Wartime Role Suffragette
Date of Birth 23 February 1875
Age at Death 79
Date of Death 5 November 1954
Merton Address Dorset Hall, 152 Kingston Road, Merton Park
Local Memorial

Additional Information

Rose Lamartine Yates was a prominent suffragette who lived at Dorset Hall in Merton from 1906 to 1935. She was born in Lambeth in 1875, the youngest of three children. Her father, Marie Elphage, a teacher of foreign languages, and mother, Marie Pauline Janau were born in France and became naturalised British subjects. Rose was educated at Royal Holloway College and the University of Oxford. In 1900 she married Thomas Lamartine Yates, a solicitor, and their only son, Paul Lamartine Yates was born in 1908.

Rose became involved in the women’s suffrage campaign in 1909, and was once arrested while on a deputation to the House of Commons and sentenced to one month’s imprisonment in Holloway Jail. At her trial, she defended her actions stating “every woman must have the courage of her convictions, and not slink back when she has taken her first step.”

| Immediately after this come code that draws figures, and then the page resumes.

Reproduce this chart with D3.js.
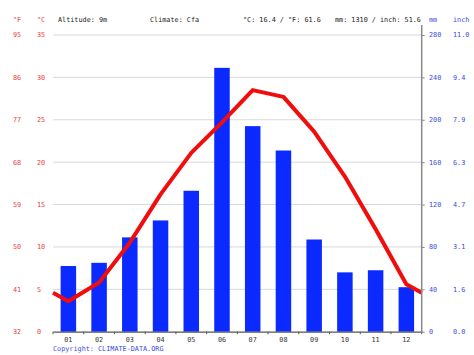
<!DOCTYPE html>
<html><head><meta charset="utf-8">
<script src="https://cdn.jsdelivr.net/npm/d3@7"></script>
<style>
html,body{margin:0;padding:0;background:#fff;}
svg text{font-family:"DejaVu Sans Mono",monospace;font-size:6.8px;}
</style></head>
<body><svg id="c" width="474" height="355"></svg>
<script>
const months = ["01","02","03","04","05","06","07","08","09","10","11","12"];
const precipMm = [62,65,89,105,133,249,194,171,87,56,58,42];
const tempC = [3.6,5.8,10.5,16.2,21.1,24.7,28.5,27.7,23.6,18.3,12.1,5.6];
const cTicks = [0,5,10,15,20,25,30,35];
const fLabels = ["32","41","50","59","68","77","86","95"];
const mmTicks = [0,40,80,120,160,200,240,280];
const inchLabels = ["0.0","1.6","3.1","4.7","6.3","7.9","9.4","11.0"];
const headerItems = [
  {t:"°F", x:13, c:"#e8413c"},
  {t:"°C", x:37, c:"#e8413c"},
  {t:"Altitude: 9m", x:58, c:"#222"},
  {t:"Climate: Cfa", x:150, c:"#222"},
  {t:"°C: 16.4 / °F: 61.6", x:243, c:"#222"},
  {t:"mm: 1310 / inch: 51.6", x:335, c:"#222"},
  {t:"mm", x:429, c:"#3a4de0"},
  {t:"inch", x:453, c:"#3a4de0"}
];

const svg = d3.select("#c");
const L = 53, R = 421.7, T = 35, B = 331.7;
const red = "#e8413c", blue = "#3a4de0";

const x = d3.scaleBand().domain(months).range([L, R]).paddingInner(0).paddingOuter(0);
const yT = d3.scaleLinear().domain([0,35]).range([B,T]);
const yP = d3.scaleLinear().domain([0,280]).range([B,T]);

// gridlines
svg.append("g").selectAll("line").data(cTicks.filter(d=>d>0)).join("line")
  .attr("x1",L).attr("x2",R).attr("y1",d=>yT(d)).attr("y2",d=>yT(d))
  .attr("stroke","#d8d8d8").attr("stroke-width",1);

// bars
const bw = 15.5;
svg.append("g").selectAll("rect").data(precipMm).join("rect")
  .attr("x",(d,i)=>x(months[i])+x.bandwidth()/2-bw/2)
  .attr("width",bw)
  .attr("y",d=>yP(d)).attr("height",d=>B-yP(d))
  .attr("fill","#0a2aff");

// temperature line with edge extrapolation
const edge = (tempC[0]+tempC[11])/2;
const pts = [[L,edge]].concat(tempC.map((v,i)=>[x(months[i])+x.bandwidth()/2, v])).concat([[R,edge]]);
svg.append("path").datum(pts)
  .attr("d", d3.line().x(d=>d[0]).y(d=>yT(d[1])))
  .attr("fill","none").attr("stroke","#f00d0d").attr("stroke-width",4)
  .attr("stroke-linejoin","round").attr("stroke-linecap","butt");

// bottom axis
const xa = svg.append("g").attr("transform",`translate(0,${B})`)
  .call(d3.axisBottom(x).tickSize(0).tickPadding(5));
xa.select(".domain").attr("stroke","#555").attr("stroke-width",1.2);
xa.selectAll("text").attr("fill","#333").style("font-family","DejaVu Sans Mono").style("font-size","6.8px");
xa.selectAll(".sep").data(d3.range(13)).join("line").attr("class","sep")
  .attr("x1",i=>L+i*x.step()).attr("x2",i=>L+i*x.step()).attr("y1",0).attr("y2",2.5)
  .attr("stroke","#555").attr("stroke-width",1);

// right axis
const ya = svg.append("g").attr("transform",`translate(${R},0)`)
  .call(d3.axisRight(yP).tickValues(mmTicks).tickSize(3).tickFormat(""));
ya.select(".domain").attr("stroke","#888").attr("stroke-width",1.5).attr("d",`M0,${T-10}V${B+1}`);
ya.selectAll(".tick line").attr("stroke","#888");

// left labels
svg.append("g").selectAll("text").data(cTicks).join("text")
  .attr("x",37).attr("y",d=>yT(d)).attr("dy","0.35em").attr("fill",red).text(d=>d);
svg.append("g").selectAll("text").data(cTicks).join("text")
  .attr("x",13).attr("y",d=>yT(d)).attr("dy","0.35em").attr("fill",red).text((d,i)=>fLabels[i]);
// right labels
svg.append("g").selectAll("text").data(mmTicks).join("text")
  .attr("x",429).attr("y",d=>yP(d)).attr("dy","0.35em").attr("fill",blue).text(d=>d);
svg.append("g").selectAll("text").data(mmTicks).join("text")
  .attr("x",453).attr("y",d=>yP(d)).attr("dy","0.35em").attr("fill",blue).text((d,i)=>inchLabels[i]);

// header
svg.append("g").selectAll("text").data(headerItems).join("text")
  .attr("x",d=>d.x).attr("y",20).attr("dy","0.35em").attr("fill",d=>d.c).text(d=>d.t);

// copyright
svg.append("text").attr("x",53).attr("y",348.5).attr("dy","0.35em").attr("fill",blue).text("Copyright: CLIMATE-DATA.ORG");
</script></body></html>
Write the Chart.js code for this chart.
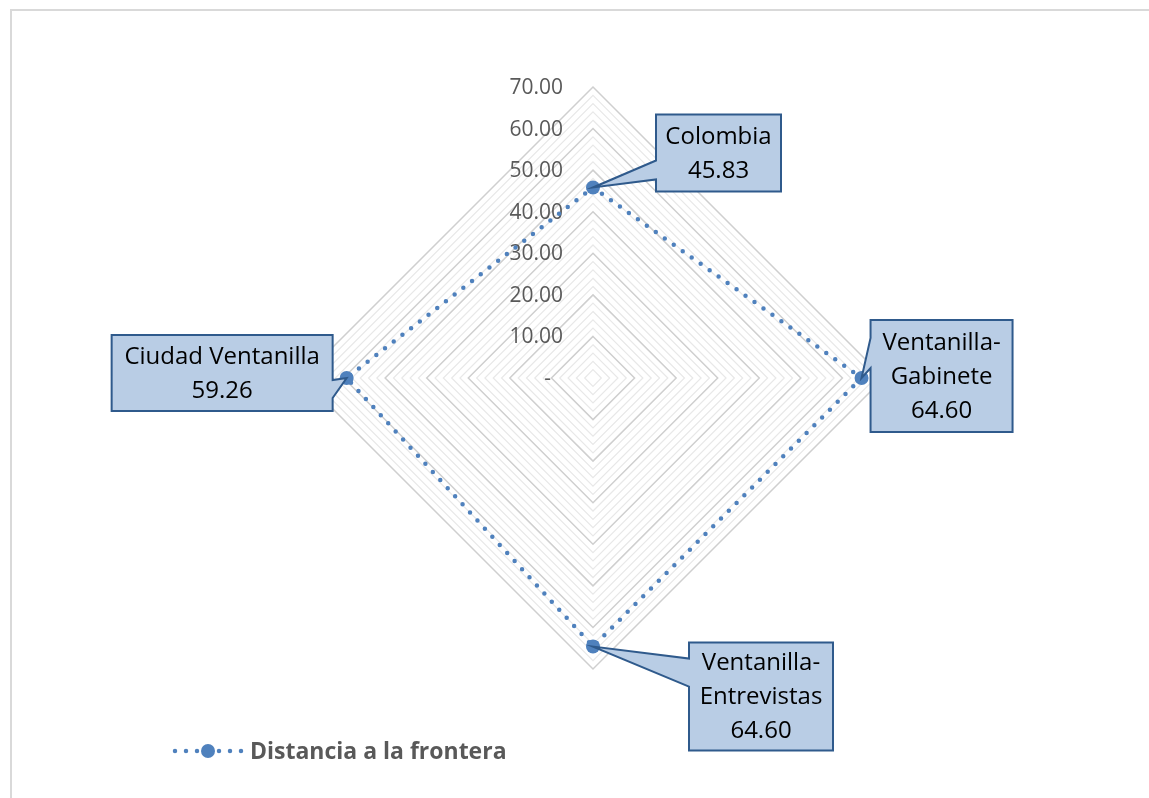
<!DOCTYPE html>
<html>
<head>
<meta charset="utf-8">
<title>Distancia a la frontera</title>
<script src="https://cdn.jsdelivr.net/npm/chart.js@4.4.1/dist/chart.umd.min.js"></script>
<style>
  html, body { margin: 0; padding: 0; background: #fff; overflow: hidden; }
  #frame { position: absolute; left: 10px; top: 9px; width: 1200px; height: 850px;
           border-left: 2px solid #d9d9d9; border-top: 2px solid #d9d9d9; }
  #chart { position: absolute; left: 0; top: 0; }
</style>
</head>
<body>
<div id="frame"></div>
<canvas id="chart" width="1149" height="798"></canvas>
<script>
// datos
const categories = ['Colombia', 'Ventanilla-Gabinete', 'Ventanilla-Entrevistas', 'Ciudad Ventanilla'];
const distancia = [45.83, 64.60, 64.60, 59.26];
const seriesName = 'Distancia a la frontera';
const tickValues = [0, 10, 20, 30, 40, 50, 60, 70];
const tickLabels = ['-', '10.00', '20.00', '30.00', '40.00', '50.00', '60.00', '70.00'];

const BLUE = '#4f81bd';
const FONT = "'Open Sans', 'Liberation Sans', sans-serif";

// caja de cada etiqueta, relativa al punto (dx, dy = esquina sup. izq.)
const calloutBoxes = [
  { dx: 63,   dy: -73, w: 125, h: 77,  side: 'left',  b1: 46, b2: 65 },
  { dx: 9,    dy: -58, w: 142, h: 112, side: 'left',  b1: 18, b2: 48 },
  { dx: 96,   dy: -4,  w: 144, h: 108, side: 'left',  b1: 16, b2: 44 },
  { dx: -235, dy: -43, w: 221, h: 76,  side: 'right', b1: 45, b2: 63 }
];

const tickLabelPlugin = {
  id: 'tickLabels',
  beforeDatasetsDraw(chart) {
    const r = chart.scales.r;
    const ctx = chart.ctx;
    ctx.save();
    ctx.font = '21px ' + FONT;
    ctx.fillStyle = '#595959';
    ctx.textAlign = 'right';
    ctx.textBaseline = 'middle';
    tickValues.forEach((v, i) => {
      const y = r.yCenter - r.getDistanceFromCenterForValue(v);
      const x = r.xCenter - (v === 0 ? 42 : 30);
      ctx.fillText(tickLabels[i], x, y + 1);
    });
    ctx.restore();
  }
};

const calloutPlugin = {
  id: 'callouts',
  afterDatasetsDraw(chart) {
    const ctx = chart.ctx;
    const meta = chart.getDatasetMeta(0);
    meta.data.forEach((pt, i) => {
      const b = calloutBoxes[i];
      const left = pt.x + b.dx, top = pt.y + b.dy;
      const right = left + b.w, bottom = top + b.h;
      ctx.save();
      ctx.beginPath();
      if (b.side === 'left') {
        ctx.moveTo(left, top);
        ctx.lineTo(right, top);
        ctx.lineTo(right, bottom);
        ctx.lineTo(left, bottom);
        ctx.lineTo(left, top + b.b2);
        ctx.lineTo(pt.x, pt.y);
        ctx.lineTo(left, top + b.b1);
      } else {
        ctx.moveTo(left, top);
        ctx.lineTo(right, top);
        ctx.lineTo(right, top + b.b1);
        ctx.lineTo(pt.x, pt.y);
        ctx.lineTo(right, top + b.b2);
        ctx.lineTo(right, bottom);
        ctx.lineTo(left, bottom);
      }
      ctx.closePath();
      ctx.fillStyle = '#b9cde5';
      ctx.fill();
      ctx.lineWidth = 2;
      ctx.strokeStyle = '#2f5a8c';
      ctx.lineJoin = 'miter';
      ctx.stroke();

      const lines = categories[i].replace('-', '-\n').split('\n');
      lines.push(distancia[i].toFixed(2));
      const lh = 34;
      const cy = (top + bottom) / 2 + 1;
      ctx.font = '24px ' + FONT;
      ctx.fillStyle = '#000';
      ctx.textAlign = 'center';
      ctx.textBaseline = 'middle';
      lines.forEach((t, k) => {
        ctx.fillText(t, (left + right) / 2, cy + (k - (lines.length - 1) / 2) * lh);
      });
      ctx.restore();
    });
  },
  afterDraw(chart) {
    // leyenda
    const ctx = chart.ctx;
    const y = 751;
    ctx.save();
    ctx.strokeStyle = BLUE;
    ctx.lineWidth = 4.5;
    ctx.lineCap = 'round';
    ctx.setLineDash([0, 11]);
    ctx.beginPath();
    ctx.moveTo(175, y);
    ctx.lineTo(242, y);
    ctx.stroke();
    ctx.setLineDash([]);
    ctx.fillStyle = BLUE;
    ctx.beginPath();
    ctx.arc(208, y, 7, 0, Math.PI * 2);
    ctx.fill();
    ctx.font = 'bold 23px ' + FONT;
    ctx.fillStyle = '#595959';
    ctx.textAlign = 'left';
    ctx.textBaseline = 'middle';
    ctx.fillText(seriesName, 250, y + 1);
    ctx.restore();
  }
};

new Chart(document.getElementById('chart'), {
  type: 'radar',
  data: {
    labels: categories,
    datasets: [{
      label: seriesName,
      data: distancia,
      borderColor: BLUE,
      borderWidth: 4.5,
      borderDash: [0, 11],
      borderCapStyle: 'round',
      fill: false,
      pointRadius: 7,
      pointHoverRadius: 7,
      pointBorderWidth: 0,
      pointBackgroundColor: BLUE,
      pointBorderColor: BLUE
    }]
  },
  options: {
    responsive: false,
    devicePixelRatio: 1,
    animation: false,
    events: [],
    layout: { padding: { top: 87, bottom: 129, left: 300, right: 263 } },
    plugins: {
      legend: { display: false },
      tooltip: { enabled: false }
    },
    scales: {
      r: {
        min: 0,
        max: 70,
        ticks: { stepSize: 2, display: false },
        pointLabels: { display: false },
        angleLines: { display: false },
        grid: {
          color: (c) => (c.tick && c.tick.value % 10 === 0) ? '#cfcfcf' : '#e8e8e8',
          lineWidth: (c) => (c.tick && c.tick.value % 10 === 0) ? 1.5 : 1.2
        }
      }
    }
  },
  plugins: [tickLabelPlugin, calloutPlugin]
});
</script>
</body>
</html>
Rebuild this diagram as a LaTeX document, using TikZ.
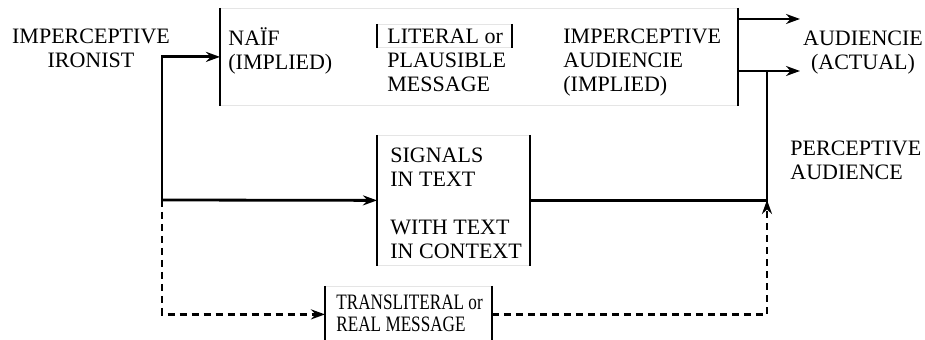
\documentclass[tikz,border=0pt]{standalone}
\usepackage{fontspec}
\setmainfont{Liberation Serif}
\usepackage{graphicx}
\usetikzlibrary{arrows.meta}

\tikzset{frame/.style={draw=black!10, line width=0.4pt, inner sep=0pt, anchor=north west}}
\tikzset{side/.style={line width=0.9pt}}
\tikzset{txt/.style={align=left, anchor=base west, inner sep=0pt, font=\fontsize{11}{12}\selectfont}}
\tikzset{plain/.style={line width=1.4pt}}
\tikzset{flow/.style={plain, -{Stealth[length=7pt,width=5pt]}}}
\tikzset{dflow/.style={flow, dash pattern=on 3.5pt off 2.5pt}}

\newcommand{\narrow}[1]{\scalebox{0.78}[1]{#1}}

\begin{document}
\begin{tikzpicture}[x=0.5pt,y=-0.5pt]

	  \useasboundingbox (0,0) rectangle (925,340);

	  % boxes
	  \node [frame, minimum width=258.5pt, minimum height=48.5pt] (msg) at (220,8) {};
	  \node [frame, minimum width=67pt, minimum height=11.5pt] (lit) at (377,24) {};
	  \node [frame, minimum width=76pt, minimum height=65pt] (sig) at (377,135) {};
	  \node [frame, minimum width=83pt, minimum height=28pt] (trans) at (325,286) {};

	  \foreach \b in {msg,lit,sig,trans}
	    \draw [side] (\b.north west) -- (\b.south west) (\b.north east) -- (\b.south east);

	  % texts (base = last line)
	  \node [txt, align=center, anchor=base] (ironist) at (91,68) {IMPERCEPTIVE\\IRONIST};
	  \node [txt] (naif) at (228,70) {NAÏF\\(IMPLIED)};
	  \node [txt] (literal) at (387,92) {LITERAL or\\PLAUSIBLE\\MESSAGE};
	  \node [txt] (implied) at (563,92) {IMPERCEPTIVE\\AUDIENCIE\\(IMPLIED)};
	  \node [txt, align=center, anchor=base] (actual) at (863,70) {AUDIENCIE\\(ACTUAL)};
	  \node [txt] (signals) at (390,259) {SIGNALS\\IN TEXT\\[12pt]WITH TEXT\\IN CONTEXT};
	  \node [txt] (perceptive) at (790,180) {PERCEPTIVE\\AUDIENCE};
	  \node [txt] (translit) at (336,332) {\narrow{TRANSLITERAL or}\\[-1pt]\narrow{REAL MESSAGE}};

	  % connectors
	  \coordinate (split) at (162,200);
	  \coordinate (join) at (767,200);
	  \coordinate (out1) at (800,19);
	  \coordinate (out2) at (800,71);

	  \draw [flow] (split) |- (msg.west);
	  \draw [flow] (split) -- (sig.west);
	  \draw [dflow] (split) |- (trans.west);

	  \draw [flow] (msg.east |- out1) -- (out1);
	  \draw [flow] (msg.east |- out2) -- (out2);
	  \draw [plain] (sig.east) -| (join |- out2);
	  \draw [dflow] (trans.east) -| (join);

\end{tikzpicture}
\end{document}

Rose and Tom were keen members of the Cyclists’ Touring Club which had nearly 40,000 members. Rose won a seat on the CTC’s council for the Wimbledon district, and was notably the first woman to be elected. After the war broke out, Rose resigned her seat, and later in 1933, she presented the Club Museum with bicycles she and Tom had ridden.

By 1910, Rose was honorary secretary of the Wimbledon’s Social and Political Union (WSPU) which became one of the most prosperous branches in the organisation under her leadership. She addressed meetings nationally, notably delivering a speech at the 1910 demonstration in Hyde Park. She later broke away from the main body of the WSPU, forming another branch. She disagreed with Emmeline Pankhurst’s decision to suspend militant activity during the War, as she saw no reason for the campaigning to stop.

At the beginning of the First World War, Rose organised a soup kitchen in Wimbledon for the poor, which served hot meals at a low price. Her house, Dorset Hall became a refuge for suffragettes who convalesced there after periods of imprisonment. She was a member of the Royal Horticultural Society, and for the cause, planted a section of her garden in WSPU colours.

In the general election of 1918, in which for the first time limited female suffrage was granted, Rose was adopted as Labour candidate for the Wimbledon constituency, but she withdrew shortly before polling. After the War in 1919, Rose was elected to the London County Council, where she served for three years, championing equal pay, increased public housing and the provision of nursery education. She was also instrumental in incorporating Britain's first cycle lane in St. Helier Avenue, Morden.

After suffering with colon cancer, Rose died in 1954 at her home in Wandsworth at the age of 79. Her husband Tom died in 1929. After a successful career in agricultural economics, their son Paul died in 2009 at the age of 101.